Stocks Are For Buying And Selling Not Collecting

Conventional wisdom tells us to “keep the emotions out of investing.” But it’s easier said than done. Especially when you’ve held a stock for years and watched it cycle through the good times and the bad. Maybe it has even helped send your kids to college or pay off your mortgage.

It’s easy to get attached to stocks like these. But it’s also very dangerous. In today’s Two-Minute Retirement Solution, Steve McDonald explains why sentimental investors are setting themselves up to get crushed.

Transcript:

One of the mistakes many retired people make regarding their portfolios is confusing investments with collectibles or mementos. I know, it sounds ridiculous. But you have to give this a listen. It’s a real problem.

When I was still working as a broker and an advisor, a good friend paid me the ultimate compliment. He asked me to look at his mother’s portfolio to see if I could help her out.
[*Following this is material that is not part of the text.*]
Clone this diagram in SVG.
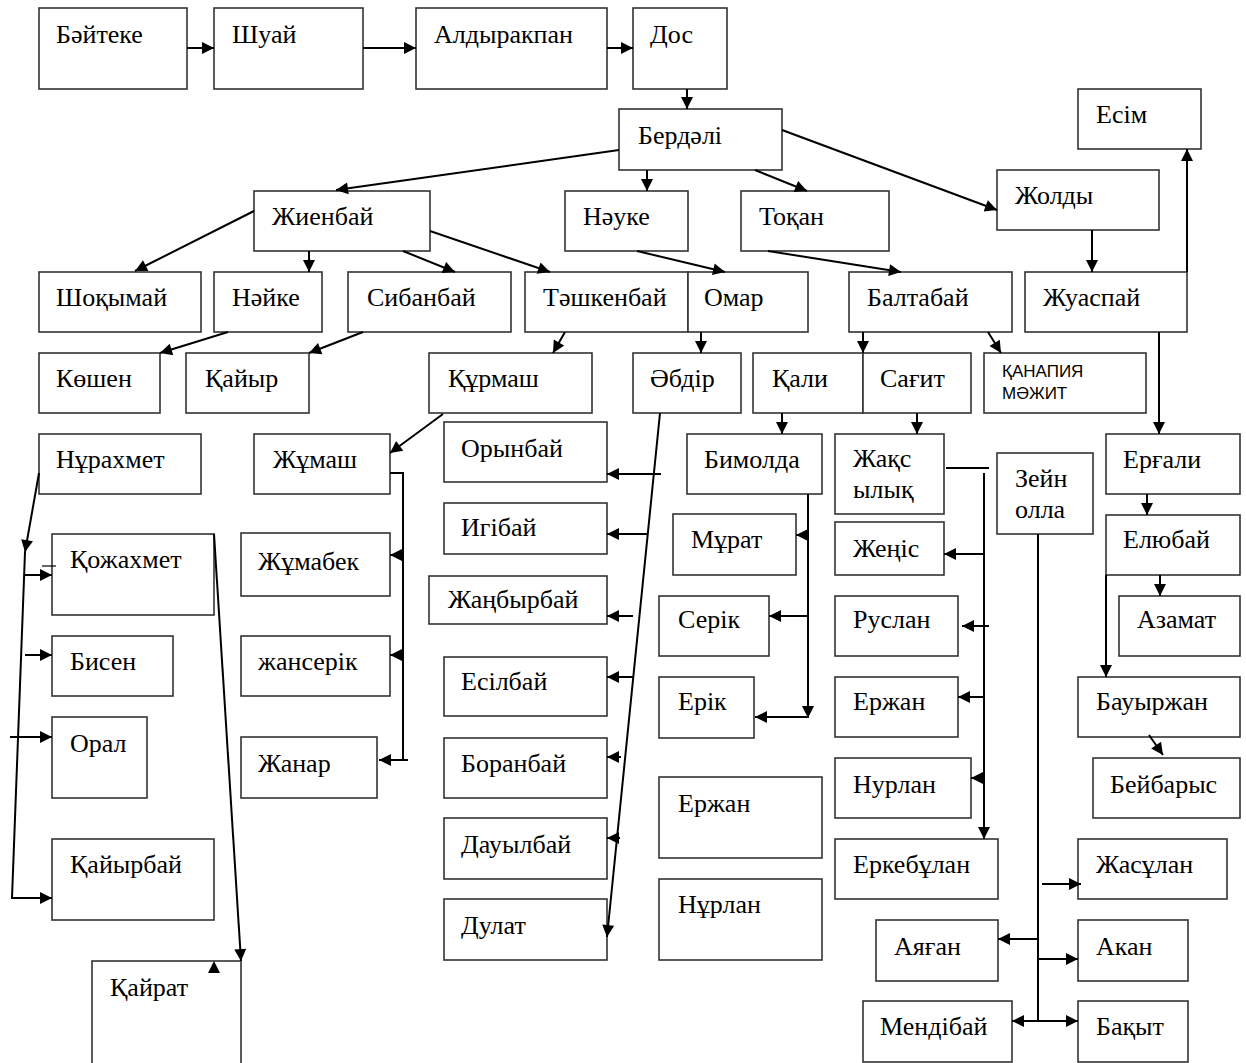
<svg xmlns="http://www.w3.org/2000/svg" width="1246" height="1063" viewBox="0 0 1246 1063">
<style>
.b{fill:#fff;stroke:#333;stroke-width:1.6}
.t{font-family:"Liberation Serif","Times New Roman",serif;font-size:26px;fill:#000}
.s{font-family:"Liberation Sans",Arial,sans-serif;font-size:17px;fill:#000}
.c path{fill:none;stroke:#000;stroke-width:2}
.a{marker-end:url(#ah)}
</style>
<defs>
<marker id="ah" viewBox="0 0 10 10" refX="10" refY="5" markerWidth="13" markerHeight="12" markerUnits="userSpaceOnUse" orient="auto"><path d="M0,0 L10,5 L0,10 z" fill="#000"/></marker>
</defs>
<rect width="1246" height="1063" fill="#fff"/>

<g id="n-baiteke"><rect class="b" x="39" y="8" width="148" height="81"/><text class="t" x="56" y="43">Бәйтеке</text></g>
<g id="n-shuai"><rect class="b" x="214" y="8" width="149" height="81"/><text class="t" x="232" y="43">Шуай</text></g>
<g id="n-aldyrakpan"><rect class="b" x="416" y="8" width="191" height="81"/><text class="t" x="434" y="43">Алдыракпан</text></g>
<g id="n-dos"><rect class="b" x="633" y="8" width="94" height="81"/><text class="t" x="650" y="43">Дос</text></g>
<g id="n-berdali"><rect class="b" x="619" y="109" width="163" height="61"/><text class="t" x="638" y="144">Бердәлі</text></g>
<g id="n-esim"><rect class="b" x="1078" y="89" width="123" height="60"/><text class="t" x="1096" y="123">Есім</text></g>
<g id="n-zhienbai"><rect class="b" x="254" y="191" width="176" height="60"/><text class="t" x="272" y="225">Жиенбай</text></g>
<g id="n-nauke"><rect class="b" x="565" y="191" width="123" height="60"/><text class="t" x="583" y="225">Нәуке</text></g>
<g id="n-tokan"><rect class="b" x="741" y="191" width="148" height="60"/><text class="t" x="759" y="225">Тоқан</text></g>
<g id="n-zholdy"><rect class="b" x="997" y="170" width="162" height="60"/><text class="t" x="1015" y="204">Жолды</text></g>

<g id="n-shokymai"><rect class="b" x="39" y="272" width="162" height="60"/><text class="t" x="56" y="306">Шоқымай</text></g>
<g id="n-naike"><rect class="b" x="214" y="272" width="108" height="60"/><text class="t" x="232" y="306">Нәйке</text></g>
<g id="n-sibanbai"><rect class="b" x="348" y="272" width="163" height="60"/><text class="t" x="367" y="306">Сибанбай</text></g>
<g id="n-tashkenbai"><rect class="b" x="525" y="272" width="163" height="60"/><text class="t" x="543" y="306">Тәшкенбай</text></g>
<g id="n-omar"><rect class="b" x="688" y="272" width="120" height="60"/><text class="t" x="704" y="306">Омар</text></g>
<g id="n-baltabai"><rect class="b" x="849" y="272" width="163" height="60"/><text class="t" x="867" y="306">Балтабай</text></g>
<g id="n-zhuaspai"><rect class="b" x="1025" y="272" width="162" height="60"/><text class="t" x="1043" y="306">Жуаспай</text></g>

<g id="n-koshen"><rect class="b" x="39" y="353" width="121" height="60"/><text class="t" x="56" y="387">Көшен</text></g>
<g id="n-kaiyr"><rect class="b" x="186" y="353" width="123" height="60"/><text class="t" x="205" y="387">Қайыр</text></g>
<g id="n-kurmash"><rect class="b" x="429" y="353" width="163" height="60"/><text class="t" x="448" y="387">Құрмаш</text></g>
<g id="n-abdir"><rect class="b" x="633" y="353" width="108" height="60"/><text class="t" x="650" y="387">Әбдір</text></g>
<g id="n-kali"><rect class="b" x="753" y="353" width="110" height="60"/><text class="t" x="772" y="387">Қали</text></g>
<g id="n-sagit"><rect class="b" x="863" y="353" width="108" height="60"/><text class="t" x="880" y="387">Сағит</text></g>
<g id="n-kanapiya"><rect class="b" x="984" y="353" width="162" height="60"/><text class="s" x="1002" y="377">ҚАНАПИЯ</text><text class="s" x="1002" y="399">МӘЖИТ</text></g>

<g id="n-nurakhmet"><rect class="b" x="39" y="434" width="162" height="60"/><text class="t" x="56" y="468">Нұрахмет</text></g>
<g id="n-zhumash"><rect class="b" x="254" y="434" width="136" height="60"/><text class="t" x="273" y="468">Жұмаш</text></g>
<g id="n-orynbai"><rect class="b" x="444" y="422" width="163" height="60"/><text class="t" x="461" y="457">Орынбай</text></g>
<g id="n-bimolda"><rect class="b" x="687" y="434" width="135" height="60"/><text class="t" x="704" y="468">Бимолда</text></g>
<g id="n-zhaksylyk"><rect class="b" x="835" y="434" width="109" height="80"/><text class="t" x="853" y="467">Жақс</text><text class="t" x="853" y="498">ылық</text></g>
<g id="n-zeinolla"><rect class="b" x="997" y="453" width="96" height="81"/><text class="t" x="1015" y="487">Зейн</text><text class="t" x="1015" y="518">олла</text></g>
<g id="n-ergali"><rect class="b" x="1106" y="434" width="134" height="60"/><text class="t" x="1123" y="468">Ерғали</text></g>

<g id="n-igibai"><rect class="b" x="444" y="503" width="163" height="51"/><text class="t" x="461" y="536">Игібай</text></g>
<g id="n-murat"><rect class="b" x="673" y="514" width="123" height="61"/><text class="t" x="691" y="548">Мұрат</text></g>
<g id="n-zhenis"><rect class="b" x="835" y="522" width="109" height="53"/><text class="t" x="853" y="557">Жеңіс</text></g>
<g id="n-elyubai"><rect class="b" x="1106" y="515" width="134" height="60"/><text class="t" x="1123" y="548">Елюбай</text></g>
<g id="n-kozhakhmet"><rect class="b" x="52" y="534" width="162" height="81"/><text class="t" x="70" y="568">Қожахмет</text></g>
<g id="n-zhumabek"><rect class="b" x="241" y="533" width="149" height="63"/><text class="t" x="258" y="570">Жұмабек</text></g>
<g id="n-zhanbyrbai"><rect class="b" x="429" y="576" width="178" height="48"/><text class="t" x="448" y="608">Жаңбырбай</text></g>
<g id="n-serik"><rect class="b" x="659" y="596" width="110" height="60"/><text class="t" x="678" y="628">Серік</text></g>
<g id="n-ruslan"><rect class="b" x="835" y="596" width="123" height="60"/><text class="t" x="853" y="628">Руслан</text></g>
<g id="n-azamat"><rect class="b" x="1119" y="596" width="121" height="60"/><text class="t" x="1137" y="628">Азамат</text></g>
<g id="n-bisen"><rect class="b" x="52" y="636" width="121" height="60"/><text class="t" x="70" y="670">Бисен</text></g>
<g id="n-zhanserik"><rect class="b" x="241" y="636" width="149" height="60"/><text class="t" x="258" y="670">жансерік</text></g>
<g id="n-esilbai"><rect class="b" x="444" y="657" width="163" height="59"/><text class="t" x="461" y="690">Есілбай</text></g>
<g id="n-erik"><rect class="b" x="659" y="677" width="95" height="61"/><text class="t" x="678" y="710">Ерік</text></g>
<g id="n-erzhan2"><rect class="b" x="835" y="677" width="123" height="60"/><text class="t" x="853" y="710">Ержан</text></g>
<g id="n-bauyrzhan"><rect class="b" x="1078" y="677" width="162" height="60"/><text class="t" x="1096" y="710">Бауыржан</text></g>
<g id="n-oral"><rect class="b" x="52" y="717" width="95" height="81"/><text class="t" x="70" y="752">Орал</text></g>
<g id="n-zhanar"><rect class="b" x="241" y="737" width="136" height="61"/><text class="t" x="258" y="772">Жанар</text></g>
<g id="n-boranbai"><rect class="b" x="444" y="738" width="163" height="60"/><text class="t" x="461" y="772">Боранбай</text></g>
<g id="n-nurlan2"><rect class="b" x="835" y="758" width="136" height="60"/><text class="t" x="853" y="793">Нурлан</text></g>
<g id="n-beibarys"><rect class="b" x="1093" y="758" width="147" height="60"/><text class="t" x="1110" y="793">Бейбарыс</text></g>
<g id="n-erzhan1"><rect class="b" x="659" y="777" width="163" height="81"/><text class="t" x="678" y="812">Ержан</text></g>
<g id="n-dauylbai"><rect class="b" x="444" y="818" width="163" height="61"/><text class="t" x="461" y="853">Дауылбай</text></g>
<g id="n-kaiyrbai"><rect class="b" x="52" y="839" width="162" height="81"/><text class="t" x="70" y="873">Қайырбай</text></g>
<g id="n-erkebulan"><rect class="b" x="835" y="839" width="163" height="60"/><text class="t" x="853" y="873">Еркебұлан</text></g>
<g id="n-zhasulan"><rect class="b" x="1078" y="839" width="149" height="60"/><text class="t" x="1096" y="873">Жасұлан</text></g>
<g id="n-nurlan1"><rect class="b" x="659" y="879" width="163" height="81"/><text class="t" x="678" y="913">Нұрлан</text></g>
<g id="n-dulat"><rect class="b" x="444" y="899" width="163" height="61"/><text class="t" x="461" y="934">Дулат</text></g>
<g id="n-ayagan"><rect class="b" x="876" y="920" width="122" height="61"/><text class="t" x="894" y="955">Аяған</text></g>
<g id="n-akan"><rect class="b" x="1078" y="920" width="110" height="61"/><text class="t" x="1096" y="955">Акан</text></g>
<g id="n-kairat"><rect class="b" x="92" y="961" width="149" height="104"/><text class="t" x="110" y="996">Қайрат</text></g>
<g id="n-mendibai"><rect class="b" x="863" y="1001" width="149" height="61"/><text class="t" x="880" y="1035">Мендібай</text></g>
<g id="n-bakyt"><rect class="b" x="1078" y="1001" width="110" height="61"/><text class="t" x="1096" y="1035">Бақыт</text></g>

<g id="connectors" class="c">
<path class="a" d="M187,48 H214"/>
<path class="a" d="M363,48 H416"/>
<path class="a" d="M607,48 H633"/>
<path class="a" d="M687,89 V109"/>
<path class="a" d="M619,150 L336,190"/>
<path class="a" d="M647,170 V191"/>
<path class="a" d="M755,170 L807,191"/>
<path class="a" d="M782,130 L997,210"/>
<path class="a" d="M1092,230 V272"/>
<path class="a" d="M1187,272 V149"/>
<path class="a" d="M768,251 L901,272"/>
<path class="a" d="M863,332 V353"/>
<path class="a" d="M988,332 L1001,353"/>
<path class="a" d="M1159,332 V434"/>
<path class="a" d="M254,211 L135,271"/>
<path class="a" d="M309,251 V272"/>
<path class="a" d="M403,251 L455,272"/>
<path class="a" d="M430,231 L550,272"/>
<path class="a" d="M637,251 L725,272"/>
<path class="a" d="M565,332 L553,353"/>
<path class="a" d="M701,332 V353"/>
<path class="a" d="M228,332 L160,353"/>
<path class="a" d="M363,332 L309,353"/>
<path class="a" d="M443,414 L390,453"/>
<path d="M390,473 H403 V760"/>
<path class="a" d="M403,555 H390"/>
<path class="a" d="M403,655 H390"/>
<path class="a" d="M408,760 H379"/>
<path class="a" d="M39,473 L25,552"/>
<path class="a" d="M25,552 L12,898 H52"/>
<path class="a" d="M25,575 H52"/>
<path class="a" d="M25,655 H52"/>
<path class="a" d="M10,737 H52"/>
<path d="M42,566 H56" style="stroke-width:1.2"/>
<path class="a" d="M214,534 L241,961"/>
<path class="a" d="M660,413 L607,937"/>
<path class="a" d="M661,474 H607"/>
<path class="a" d="M647,534 H607"/>
<path class="a" d="M633,616 H607"/>
<path class="a" d="M633,677 H607"/>
<path class="a" d="M621,757 H607"/>
<path class="a" d="M620,838 H607"/>
<path class="a" d="M782,413 V434"/>
<path class="a" d="M808,494 V718"/>
<path class="a" d="M808,717 H755"/>
<path class="a" d="M808,535 H796"/>
<path class="a" d="M808,616 H769"/>
<path class="a" d="M917,413 V434"/>
<path d="M946,468 H989"/>
<path class="a" d="M984,473 V839"/>
<path class="a" d="M984,554 H944"/>
<path class="a" d="M989,626 H962"/>
<path class="a" d="M984,697 H958"/>
<path class="a" d="M984,778 H971"/>
<path d="M1038,534 V1021"/>
<path class="a" d="M1042,884 H1081"/>
<path class="a" d="M1038,939 H998"/>
<path class="a" d="M1038,959 H1078"/>
<path class="a" d="M1038,1021 H1012"/>
<path class="a" d="M1038,1021 H1078"/>
<path class="a" d="M1147,494 V515"/>
<path class="a" d="M1160,575 V596"/>
<path class="a" d="M1106,575 V677"/>
<path class="a" d="M1149,735 L1163,755"/>
<polygon points="214,961 208,973 220,973" fill="#000"/>
</g>
</svg>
Two seconds into the review, I could see the problem. And I knew exactly what she had to do.

She had 80% of her money tied up in one stock, the company that employed her husband for decades.

I told them she had to diversify. The setup was very risky, as risky as holding small caps or speculative stocks. Just one problem with this company, and she could go broke.

The son gave me a look I’ve seen before. It was the look you would give a broker to say, “you’re doing this to generate commissions.” We were still on a commission structure back then.

I explained to him that my concerns weren’t about commissions and suggested that, in fact, I would help his mother, commission-free. I explained that holding so much of her money in just one stock was financial suicide.

The commission-free offer convinced him, but not his mother. She wanted to keep all of the stock, not because it was a good investment… or even for the dividend. Instead, she stated that if it weren’t for the company, she and her husband would have nothing.

She couldn’t bring herself to sell any of it.

They had done well because of this company. And that was true, but attaching sentiment to stock holdings also meant she didn’t own it just as an investment, but as a memento. The stock was a memory of her husband and their life together.

And it isn’t only about allegiance to a partner or a company.

In Baltimore, where I worked as broker, everyone’s favorite stock (including retirees) was Baltimore Gas and Electric, BG&E.

And no one, no matter how much they had made in the stock, would sell it. Not a single share. Even suggesting to take a profit and buy a better utility would mean you’d lose an account, guaranteed.

BG&E was an excellent hold, and it made money until the electric utility industry was deregulated. When that happened, BG&E dropped like a rock, and finally, under a different name, went under. Much of that money vaporized, I’m sure.

And these two stories are not isolated incidents. This is more common than you might realize. I have seen it too often.

I had another client who had 60% of his wealth in one pharmaceutical stock, the company he retired from. And he gave the same reason as my friend’s mother for not diversifying: The company gave him everything.

In the 2000s, the stock dropped 70%… and it has never recovered.

Too many well-intentioned people fall into this trap. They own too much of a certain stock, and they think of their shares as collectibles or mementos, rather than investments. Or they think the shares are too good to sell.

Believe me, they are not.

Stocks are there to make money and only to make money. I don’t care who left them to you in their will, what company made your life better or what kind of sentiment you have attached to them.

Oversized positions are nothing but big disappointments in the making. Believe it!

You have to use all of the available tools to protect your assets, and diversification should be first on your list.